In the past year, Weyerhaeuser has sold its Snoqualmie Tree Farm and White River Tree Farm -- a total of 200,000 acres of forest in King and Pierce counties -- to a subsidiary of Hancock Financial Services in Boston. Hancock has made no promises about keeping the hills green and its primary responsibility is to shareholders, not residents of nearby North Bend, Carnation, Buckley and Enumclaw.

But John Davis, the Western regional manager for Hancock Timber Resource Group, said the company is discussing arrangements to protect portions of its property, and in the past decade has agreed to conservation agreements on 10 percent of its 2 million acres of U.S. timberland.

"I'm not in a position to say what is or is not going to happen here, but we're really very interested in the kinds of transactions that the Cascade Foothills Initiative announced," Davis said.

Massive tree farms such as Hancock's are essential to the conservation effort, because a single land sale can protect huge swaths of open space, as opposed to acre-by-acre efforts to protect the wilderness.
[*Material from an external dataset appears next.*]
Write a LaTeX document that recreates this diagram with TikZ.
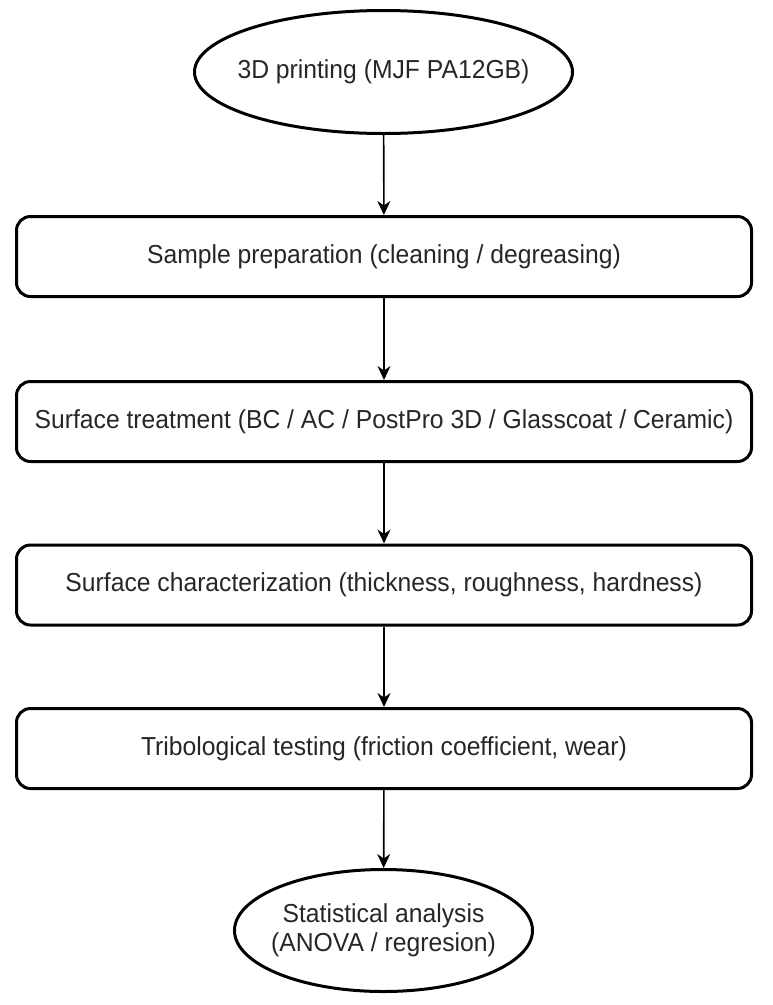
\documentclass[tikz,border=0pt]{standalone}
\usepackage{fontspec}
\setmainfont{Liberation Sans}[FakeStretch=0.95]
\usepackage{tikz}
\usetikzlibrary{arrows.meta,shapes.geometric}

\begin{document}
\begin{tikzpicture}[x=1pt, y=-1pt,
    every node/.style={font=\fontsize{26}{29}\selectfont, text=black!85},
    stepbox/.style={draw, line width=3pt, rounded corners=14pt,
      minimum width=735pt, minimum height=80pt, inner sep=0pt},
    terminal/.style={draw, ellipse, line width=3pt, inner xsep=-20pt,
      inner ysep=0pt, align=center},
    flow/.style={line width=1.6pt, -{Stealth[length=14pt, width=13pt]}}]
  \useasboundingbox (0,0) rectangle (772,1005);
  \node[terminal, minimum width=378pt, minimum height=123pt] (print) at (383.5,72)
    {3D printing (MJF PA12GB)};
  \node[stepbox] (prep)   at (384,256.5) {Sample preparation (cleaning / degreasing)};
  \node[stepbox] (treat)  at (384,421.5) {Surface treatment (BC / AC / PostPro 3D / Glasscoat / Ceramic)};
  \node[stepbox] (charac) at (384,585)   {Surface characterization (thickness, roughness, hardness)};
  \node[stepbox] (tribo)  at (384,748.5) {Tribological testing (friction coefficient, wear)};
  \node[terminal, minimum width=298pt, minimum height=122pt] (stats) at (383.5,930.5)
    {Statistical analysis\\(ANOVA / regresion)};
  % connectors
  \draw[flow] (print) -- (prep);
  \draw[flow] (prep) -- (treat);
  \draw[flow] (treat) -- (charac);
  \draw[flow] (charac) -- (tribo);
  \draw[flow] (tribo) -- (stats);
\end{tikzpicture}
\end{document}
But the fate of smaller, privately owned plots can dramatically affect a region, too. When Dick and Rosanne Zemp moved into North Bend during the 1960s, the main thoroughfare was a two-lane road and their view spanned farm fields. The couple bought 700 acres of land, some of which became the Factory Stores of America Mall, a Nintendo distribution center and the Mountain Valley Center. The three Zemp children bounced on inner tubes to the rhythm of I-90 construction.

Now a real estate agent himself, Bryan Zemp, 37, elder of the family's two sons, is entertaining competing offers on his late father's remaining plot -- 270 acres along Rattlesnake Ridge. The asking price: $6 million to $7 million. He'd like to build a park in Dick Zemp's memory -- other family holdings, like Meadowbrook Farm, have been protected as open space.

But others envision a series of new multimillion-dollar homes dotting the mountain crest.

Thaler shudders at the thought.

"Imagine a Puget-opolis with subdivisions all the way up to 3,000 feet, where the national forest starts," he said. "It is a grim vision. It would be a wet and soggy Los Angeles."